Day breaks in Kuttanad in Alleppey, a village in Kerala in southern India, famed for its tranquil backwaters. Fifty-seven-year-old Deepa bends over a stove, stirring a cast iron pot. Around her are a myriad jars of spices and condiments. She’s busy preparing chicken stew and appams, a quintessential Kerala breakfast. Outside the kitchen window, you see golden brown paddy fields ready for harvest at the end of the long Indian monsoon.
“Like every girl in Kerala, I learned the art of cooking from my mother,” says Deepa, looking up from the pot; vapours fill the kitchen, delighting the senses. “We receive guests from all over the world in our home. I enjoy listening to their stories. Sometimes, they join me in the kitchen or ask for recipes to take back home. And so, we all take something.”
Homestays are a great way to experience local cuisine. Like Deepa, the people of Kerala welcome guests with open arms and hearty meals!
Centuries before Deepa and her guests, the Arabs, Sumerians, and Babylonians also regularly traded spices and stories with local kings as early as the 3 CE. Kerala’s cuisine has been marinated in this rich, spicy past, blended in cultures from the Portuguese, the Dutch, Arabs and Jews. Every dish tells a story of the rich history of this sliver of a state in southern India, making it a culinary destination for global foodies.
“Kerala’s cuisine is not singular,” says Akash Gopinathan, culinary expert and lecturer at the prestigious Institute of Hotel Management. “While distinctions may be blurred today, the cuisine comprises three distinct varieties,” he elaborates.
The Moplah-Malabar cuisine of the Muslims in the northern regions, influenced by the Arabs, the Syrian Christian cuisine of central Kerala with its Portuguese influences, and the predominantly vegetarian Travancore Hindu cuisine of the Brahmins in the south make up the three regional styles of food.
Begin your gastronomical journey at a chaayakada – the local tea shop with a meter chai. The sight of tea (chai) repeatedly poured from one cup held high above the head into another held a meter below is guaranteed to keep you spellbound.
Kerala’s breakfasts have been adjudged as one of the best in the world by Travel and Leisure, and for good reason. From soft idiyappam served with spicy egg curry in the Syrian Christian style to idlis, a steamed rice cake eaten with sambar, a tangy, spicy soup and coconut chutney, to log-shaped puttus, made by steaming roasted rice flour and fresh coconut, with thick flavourful kadala curry made from chickpeas, there’s much to try!
During the day, snack on pazham pori – ripe banana fritters that are a favourite of all Malayalees.
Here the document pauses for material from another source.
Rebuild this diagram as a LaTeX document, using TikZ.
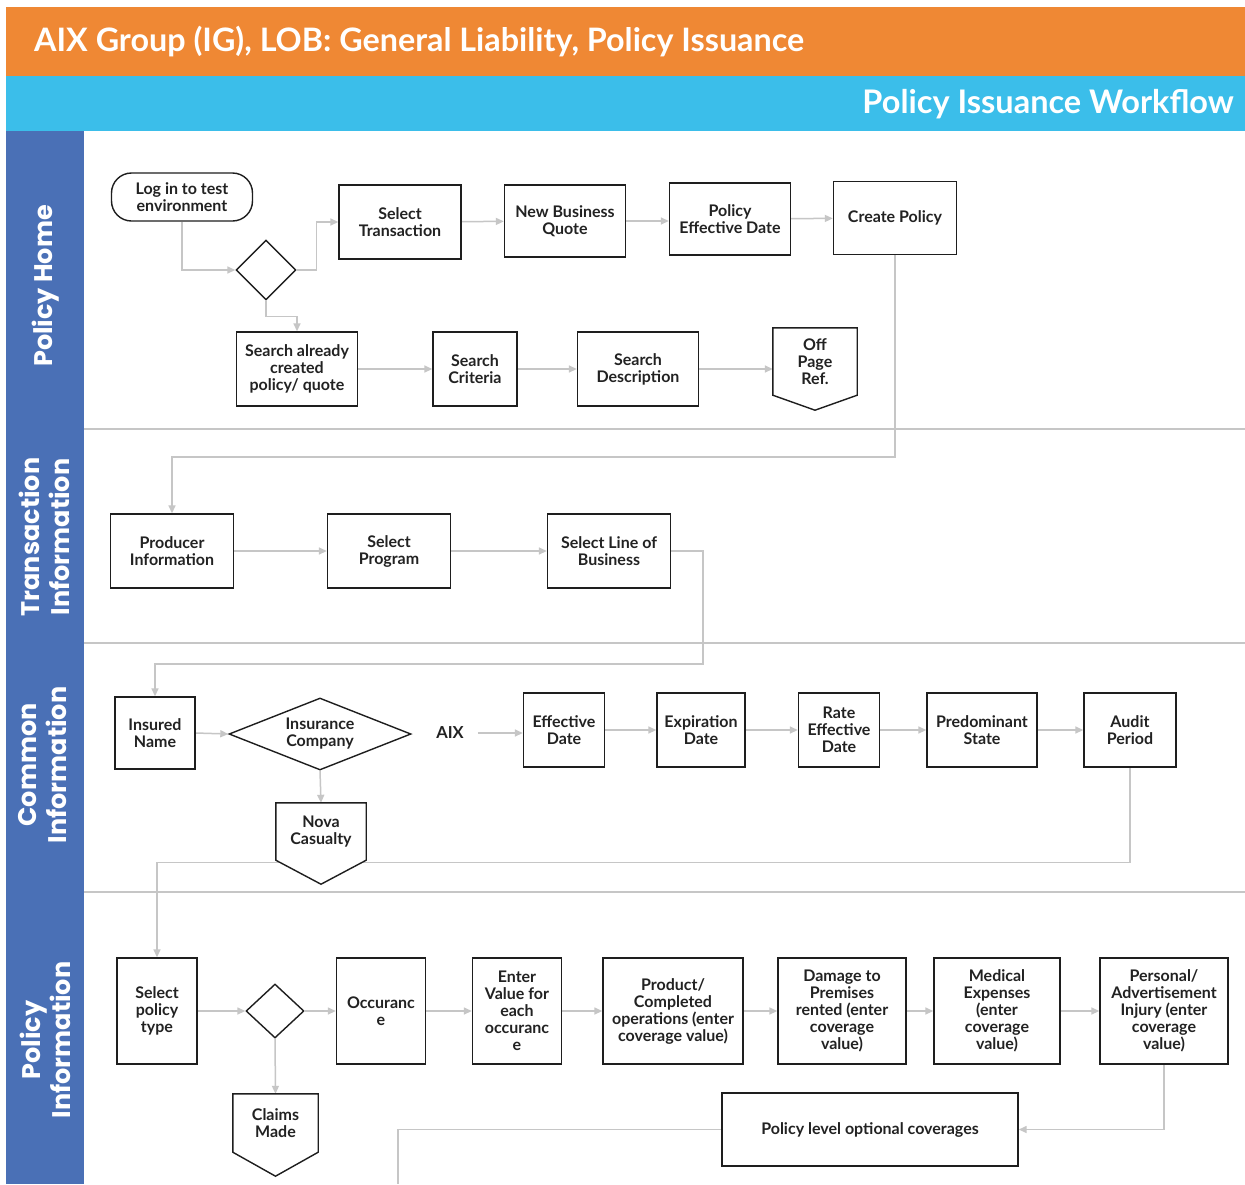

Or munch fried banana or tapioca chips – Kerala’s crispy delight. A warning – once begun it’s hard to stop!
End your morning with a power lunch where you will be spoiled for choice. Start with the Nadan Kozhi Varuthathu, a crispy, spicy fried chicken and mouthwatering beef fry – beef cubes roasted in coconut and spices. The Thalassery biryani, a fragrant rice with mutton, chicken, or fish and loads of spices, competes with the Malabar style biriyani, which uses short-grained rice focusing on fragrance rather than spice. Or how about the Portuguese-influenced delectable pork vindaloo – a spicy pork dish with vinegar and chillies, not for the faint of heart or constitution!
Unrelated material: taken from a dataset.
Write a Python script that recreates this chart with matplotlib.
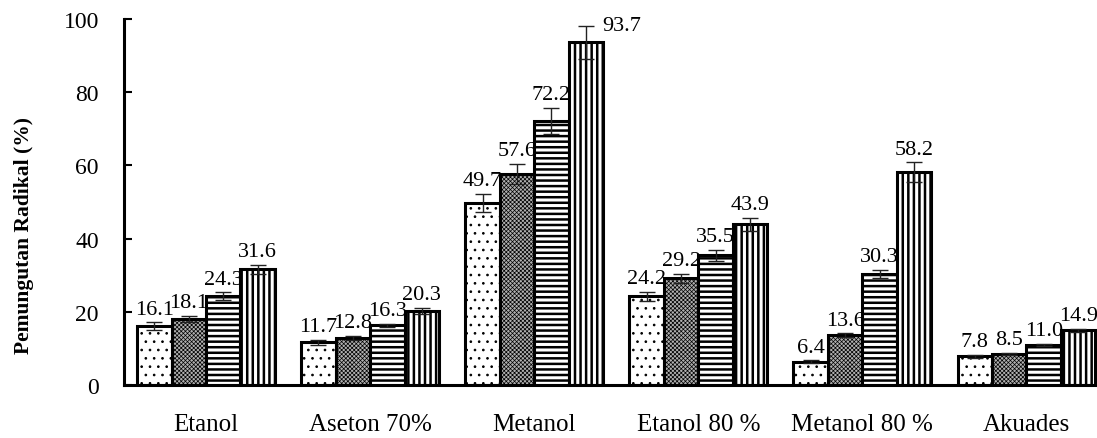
import matplotlib
matplotlib.use("Agg")
import matplotlib.pyplot as plt
import numpy as np

plt.rcParams['font.family'] = ['Liberation Serif', 'DejaVu Serif']

categories = ["Etanol", "Aseton 70%", "Metanol", "Etanol 80 %", "Metanol 80 %", "Akuades"]
s1 = [16.1, 11.7, 49.7, 24.2, 6.4, 7.8]
s2 = [18.1, 12.8, 57.6, 29.2, 13.6, 8.5]
s3 = [24.3, 16.3, 72.2, 35.5, 30.3, 11.0]
s4 = [31.6, 20.3, 93.7, 43.9, 58.2, 14.9]
e1 = [1.0, 0.7, 2.5, 1.3, 0.3, 0.4]
e2 = [0.8, 0.6, 2.8, 1.2, 0.5, 0.3]
e3 = [1.0, 0.4, 3.5, 1.5, 1.2, 0.3]
e4 = [1.2, 0.8, 4.5, 1.8, 2.6, 0.4]

series = [s1, s2, s3, s4]
errs = [e1, e2, e3, e4]
faces = ['white', '#b0b0b0', 'white', 'white']
hatches = ['..', 'xxxxxxxx', '---', '|||']
hlw = [0.7, 0.5, 1.8, 1.8]
hcol = ['#333333', '#5a5a5a', 'black', 'black']

fig = plt.figure(figsize=(10.97, 4.39), dpi=100)
ax = fig.add_axes([124/1097, 53/439, 1 - 124/1097, (386-20)/439])

x = np.arange(len(categories))
w = 0.21
for i, (vals, er) in enumerate(zip(series, errs)):
    pos = x + (i - 1.5) * w
    with plt.rc_context({'hatch.linewidth': hlw[i], 'hatch.color': hcol[i]}):
        bars = ax.bar(pos, vals, w, facecolor=faces[i], edgecolor='black', linewidth=2.2,
                      hatch=hatches[i], zorder=2)
        for b in bars:
            try:
                b.set_hatch_linewidth(hlw[i])
            except Exception:
                pass
    ax.errorbar(pos, vals, yerr=er, fmt='none', ecolor='#222222', elinewidth=1.0,
                capsize=6, capthick=1.0, zorder=3)
    for p, v, e in zip(pos, vals, er):
        top = v + e
        if top + 6 > 100:
            ax.text(p + 0.1, top, f"{v:.1f}", ha='left', va='center', fontsize=16)
        else:
            ax.text(p, top + 1.0, f"{v:.1f}", ha='center', va='bottom', fontsize=16)

ax.set_xlim(-0.5, 5.43)
ax.set_ylim(0, 100)
ax.set_yticks([0, 20, 40, 60, 80, 100])
ax.set_xticks(x)
ax.set_xticklabels(categories, fontsize=18)
ax.tick_params(axis='x', length=0, pad=20)
ax.tick_params(axis='y', direction='in', length=6, width=1.5, labelsize=17, pad=18)
ax.set_ylabel("Pemungutan Radikal (%)", fontsize=15.5, fontweight='bold')
ax.yaxis.set_label_coords(-0.092, 0.41)
for s in ['top', 'right']:
    ax.spines[s].set_visible(False)
for s in ['left', 'bottom']:
    ax.spines[s].set_linewidth(2.2)

fig.savefig("out.png", dpi=100)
Later, walk along Mittai Theruvu, or Sweetmeat Street in Kozhikode, where the Gujarati sweetmeat makers first set up shop back in the days of the Zamorin rule. The Kozhikode halwa – a colourful sweet loaded with cashews, almonds and pistachios, is to die for.
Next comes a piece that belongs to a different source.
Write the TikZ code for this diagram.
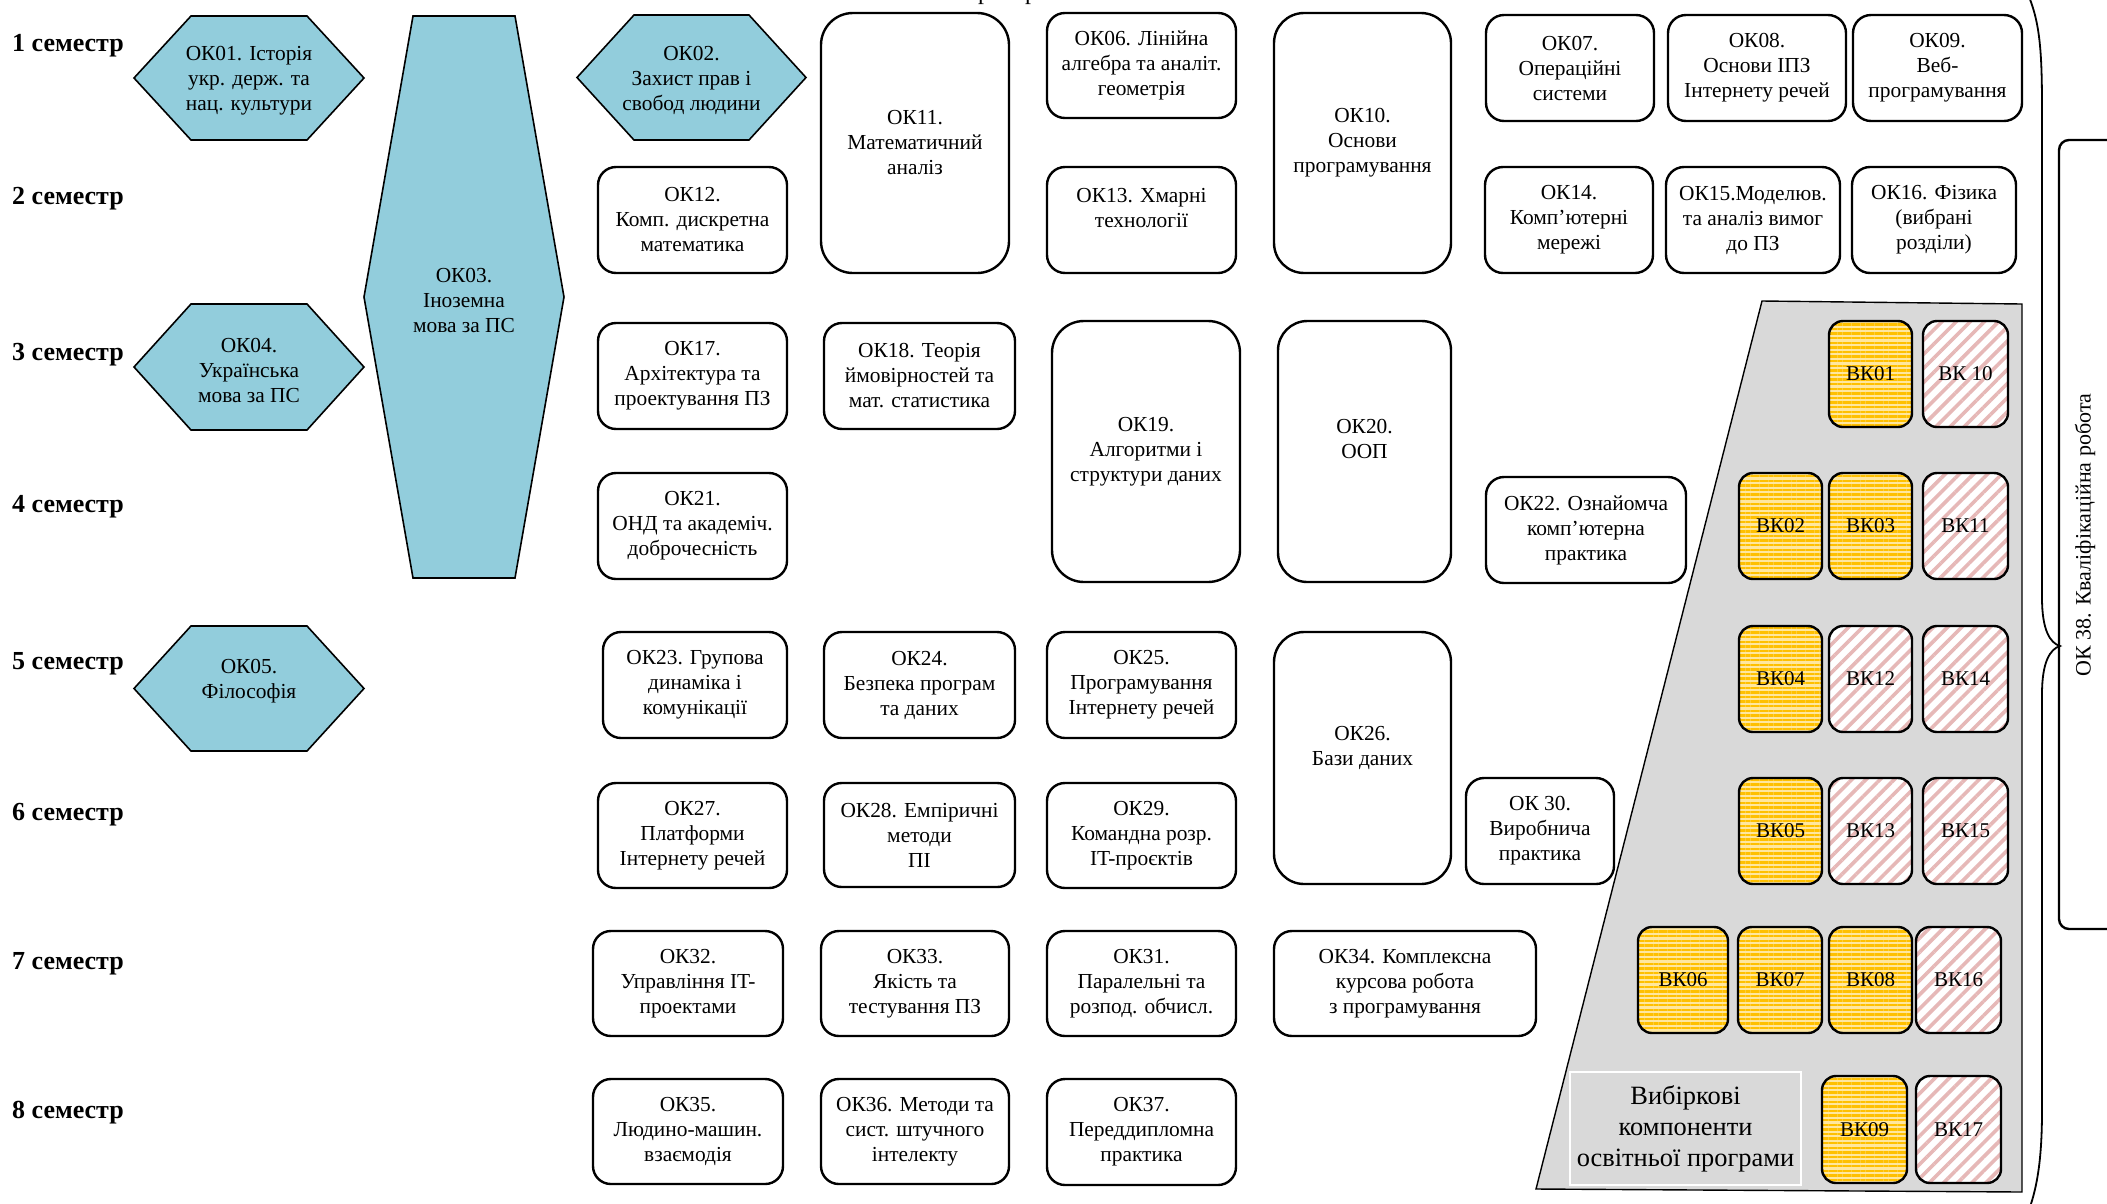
\documentclass[tikz,border=0pt]{standalone}
\usepackage{fontspec}
\setmainfont{Liberation Serif}
\usetikzlibrary{patterns.meta}
\definecolor{hexblue}{HTML}{92CDDC}
\definecolor{goldst}{HTML}{FFC000}
\definecolor{paleyel}{HTML}{FFE79E}
\definecolor{pinkst}{HTML}{E6B8B7}
\definecolor{graybg}{HTML}{D9D9D9}
\newcommand\okfont{\fontsize{21.4}{25}\selectfont}
\newcommand\semfont{\fontsize{26}{30}\selectfont\bfseries}
\newcommand\vkfont{\fontsize{21}{25}\selectfont}
\newcommand\lblfont{\fontsize{26.4}{31}\selectfont}
\newcommand\okbox[6]{%
  \pgfmathsetmacro\bw{#4-#2}\pgfmathsetmacro\bh{#5-#3}%
  \pgfmathsetmacro\br{0.17*min(\bw,\bh)}%
  \node[okb, minimum width=\bw pt, minimum height=\bh pt, rounded corners=\br pt]
    (#1) at ({(#2+#4)/2},{(#3+#5)/2}) {#6};}
\newcommand\vkbox[7]{%
  \pgfmathsetmacro\bw{#4-#2}\pgfmathsetmacro\bh{#5-#3}%
  \node[vkb, #7, minimum width=\bw pt, minimum height=\bh pt]
    (#1) at ({(#2+#4)/2},{(#3+#5)/2}) {#6};}
\newcommand\hexbox[7]{%
  \draw[hexa] (#2,{(#3+#5)/2}) -- ({#2+#6},#3) -- ({#4-#6},#3) -- (#4,{(#3+#5)/2})
    -- ({#4-#6},#5) -- ({#2+#6},#5) -- cycle;
  \node[hextext] (#1) at ({(#2+#4)/2},{(#3+#5)/2+3}) {#7};}
\begin{document}
\begin{tikzpicture}[x=1pt,y=-1pt,
  okb/.style={draw, line width=2.4pt, align=center, font=\okfont, inner sep=1pt},
  vkb/.style={draw, line width=2.4pt, font=\vkfont, inner sep=1pt, rounded corners=14pt},
  yel/.style={preaction={fill=paleyel}, pattern={Lines[angle=0,distance=4.6pt,line width=2.3pt]}, pattern color=goldst},
  pnk/.style={preaction={fill=white}, pattern={Lines[angle=45,distance=10pt,line width=3.6pt]}, pattern color=pinkst},
  hexa/.style={draw, line width=1.6pt, fill=hexblue},
  hextext/.style={align=center, font=\okfont, inner sep=1pt},
  sem/.style={anchor=west, font=\semfont, inner sep=0pt}]
\useasboundingbox (0,0) rectangle (2107,1203);

% cut-off title fragments
\node[anchor=base, font=\fontsize{24}{28}\selectfont, inner sep=0pt] (tfa) at (984,-1) {р};
\node[anchor=base, font=\fontsize{24}{28}\selectfont, inner sep=0pt] (tfb) at (1031,-1) {р};

% semester labels
\node[sem] (s1) at (12,46) {1 семестр};
\node[sem] (s2) at (12,199) {2 семестр};
\node[sem] (s3) at (12,355) {3 семестр};
\node[sem] (s4) at (12,507) {4 семестр};
\node[sem] (s5) at (12,664) {5 семестр};
\node[sem] (s6) at (12,815) {6 семестр};
\node[sem] (s7) at (12,964) {7 семестр};
\node[sem] (s8) at (12,1113) {8 семестр};

% hexagons
\hexbox{ok01}{134}{16}{364}{140}{57}{ОК01. Історія\\укр. держ. та\\нац. культури}
\hexbox{ok02}{577}{15}{806}{140}{57}{ОК02.\\Захист прав і\\свобод людини}
\hexbox{ok04}{134}{304}{364}{430}{57}{ОК04.\\Українська\\мова за ПС}
\hexbox{ok05}{134}{626}{364}{751}{57}{ОК05.\\Філософія\\\mbox{}}
\hexbox{ok03}{364}{16}{564}{578}{49}{ОК03.\\Іноземна\\мова за ПС}

% gray elective area
\draw[fill=graybg, line width=1.4pt] (1762,301) -- (2022,304) -- (2022,1192) -- (1536,1189) -- cycle;
\node[draw=white, line width=1.6pt, fill=graybg, minimum width=231pt, minimum height=113pt,
  align=center, font=\lblfont, inner sep=0pt] (lbl) at (1685.5,1128.5)
  {Вибіркові\\компоненти\\освітньої програми};

% rounded boxes
\okbox{ok11}{821}{13}{1009}{273}{ОК11.\\Математичний\\аналіз}
\okbox{ok06}{1047}{13}{1236}{118}{ОК06. Лінійна\\алгебра та аналіт.\\геометрія}
\okbox{ok10}{1274}{13}{1451}{273}{ОК10.\\Основи\\програмування}
\okbox{ok07}{1486}{15}{1654}{121}{ОК07.\\Операційні\\системи}
\okbox{ok08}{1668}{15}{1846}{121}{ОК08.\\Основи ІПЗ\\Інтернету речей}
\okbox{ok09}{1853}{15}{2022}{121}{ОК09.\\Веб-\\програмування}
\okbox{ok12}{598}{167}{787}{273}{ОК12.\\Комп. дискретна\\математика}
\okbox{ok13}{1047}{167}{1236}{273}{ОК13. Хмарні\\технології\\\mbox{}}
\okbox{ok14}{1485}{167}{1653}{273}{ОК14.\\Комп’ютерні\\мережі}
\okbox{ok15}{1666}{167}{1840}{273}{ОК15.Моделюв.\\та аналіз вимог\\до ПЗ}
\okbox{ok16}{1852}{167}{2016}{273}{ОК16. Фізика\\(вибрані\\розділи)}
\okbox{ok17}{598}{323}{787}{429}{ОК17.\\Архітектура та\\проектування ПЗ}
\okbox{ok18}{824}{323}{1015}{429}{ОК18. Теорія\\ймовірностей та\\мат. статистика}
\okbox{ok19}{1052}{321}{1240}{582}{ОК19.\\Алгоритми і\\структури даних}
\okbox{ok20}{1278}{321}{1451}{582}{ОК20.\\ООП\\\mbox{}}
\okbox{ok21}{598}{473}{787}{579}{ОК21.\\ОНД та академіч.\\доброчесність}
\okbox{ok22}{1486}{477}{1686}{583}{ОК22. Ознайомча\\комп’ютерна\\практика}
\okbox{ok23}{603}{632}{787}{738}{ОК23. Групова\\динаміка і\\комунікації}
\okbox{ok24}{824}{632}{1015}{738}{ОК24.\\Безпека програм\\та даних}
\okbox{ok25}{1047}{632}{1236}{738}{ОК25.\\Програмування\\Інтернету речей}
\okbox{ok26}{1274}{632}{1451}{884}{ОК26.\\Бази даних\\\mbox{}}
\okbox{ok27}{598}{783}{787}{888}{ОК27.\\Платформи\\Інтернету речей}
\okbox{ok28}{824}{783}{1015}{887}{ОК28. Емпіричні\\методи\\ПІ}
\okbox{ok29}{1047}{783}{1236}{888}{ОК29.\\Командна розр.\\IT-проєктів}
\okbox{ok30}{1466}{778}{1614}{884}{ОК 30.\\Виробнича\\практика}
\okbox{ok32}{593}{931}{783}{1036}{ОК32.\\Управління IT-\\проектами}
\okbox{ok33}{821}{931}{1009}{1036}{ОК33.\\Якість та\\тестування ПЗ}
\okbox{ok31}{1047}{931}{1236}{1036}{ОК31.\\Паралельні та\\розпод. обчисл.}
\okbox{ok34}{1274}{931}{1536}{1036}{ОК34. Комплексна\\курсова робота\\з програмування}
\okbox{ok35}{593}{1079}{783}{1184}{ОК35.\\Людино-машин.\\взаємодія}
\okbox{ok36}{821}{1079}{1009}{1184}{ОК36. Методи та\\сист. штучного\\інтелекту}
\okbox{ok37}{1047}{1079}{1236}{1185}{ОК37.\\Переддипломна\\практика}

% elective boxes
\vkbox{bk01}{1829}{321}{1912}{427}{ВК01}{yel}
\vkbox{bk10}{1923}{321}{2008}{427}{ВК 10}{pnk}
\vkbox{bk02}{1739}{473}{1822}{579}{ВК02}{yel}
\vkbox{bk03}{1829}{473}{1912}{579}{ВК03}{yel}
\vkbox{bk11}{1923}{473}{2008}{579}{ВК11}{pnk}
\vkbox{bk04}{1739}{626}{1822}{732}{ВК04}{yel}
\vkbox{bk12}{1829}{626}{1912}{732}{ВК12}{pnk}
\vkbox{bk14}{1923}{626}{2008}{732}{ВК14}{pnk}
\vkbox{bk05}{1739}{778}{1822}{884}{ВК05}{yel}
\vkbox{bk13}{1829}{778}{1912}{884}{ВК13}{pnk}
\vkbox{bk15}{1923}{778}{2008}{884}{ВК15}{pnk}
\vkbox{bk06}{1638}{927}{1728}{1033}{ВК06}{yel}
\vkbox{bk07}{1738}{927}{1822}{1033}{ВК07}{yel}
\vkbox{bk08}{1829}{927}{1912}{1033}{ВК08}{yel}
\vkbox{bk16}{1916}{927}{2001}{1033}{ВК16}{pnk}
\vkbox{bk09}{1822}{1076}{1907}{1183}{ВК09}{yel}
\vkbox{bk17}{1916}{1076}{2001}{1183}{ВК17}{pnk}

% brace
\coordinate (brtop) at (2026,-10);
\coordinate (brtip) at (2060,646);
\coordinate (brbot) at (2027,1215);
\draw[line width=1.8pt] (brtop) .. controls (2040,20) and (2042,50) .. (2042,110)
  -- (2042,598) .. controls (2042,630) and (2050,643) .. (brtip)
  .. controls (2050,649) and (2042,662) .. (2042,694)
  -- (2042,1110) .. controls (2042,1160) and (2037,1190) .. (brbot);

% OK38 box
\draw[line width=2.4pt, rounded corners=10pt] (2130,140) -- (2059,140) -- (2059,929) -- (2130,929);
\node[rotate=90, font=\fontsize{22}{26}\selectfont, inner sep=0pt] (ok38) at (2085,535) {ОК 38. Кваліфікаційна робота};
\end{tikzpicture}
\end{document}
For dinner, step into a thattukada or roadside eatery for Kappa Meen Curry, boiled tapioca (kappa) with spicy and flavourful fish curry (meen) that goes with boiled rice or parottas.
“For a decadent end to your day, go for Ada Pradhaman,” says Gopinathan. This dessert, made from rice flour, coconut milk, and jaggery, comes from the Travancore cuisine of the south and is prepared in every Keralite home for the festival of Onam.
Foodies who love to cook, don’t hesitate to ask your homestay host for tips on cooking the Kerala way. What better way to re-live your vacation than cooking some of these flavourful dishes back home?
Nimmy Variamparambil has passionately shared her knowledge with her guests in Kochi for over 20 years. Nimmy believes food is a reflection of your personality. Her guests come from Europe, Japan, and the US to learn about the hot cuisine and return with warm tales about life.
“I do not share recipes,” she says, “recipes can easily be learnt on YouTube. Around my kitchen table, we talk about family, culture, and life and, of course, learn to cook!”
Every Keralite has a favourite dish. For Nimmy, it’s the Alleppey fish curry. “Oh, and the prawn pepper stir fry,” she adds.
With so much on offer, visitors are spoilt for choice. Every day you spend in this savoury state is a gastronomical delight. So, if you’re a foodie looking for an adventure, come to Kerala – God’s Own Country, and indulge in its delectable cuisine!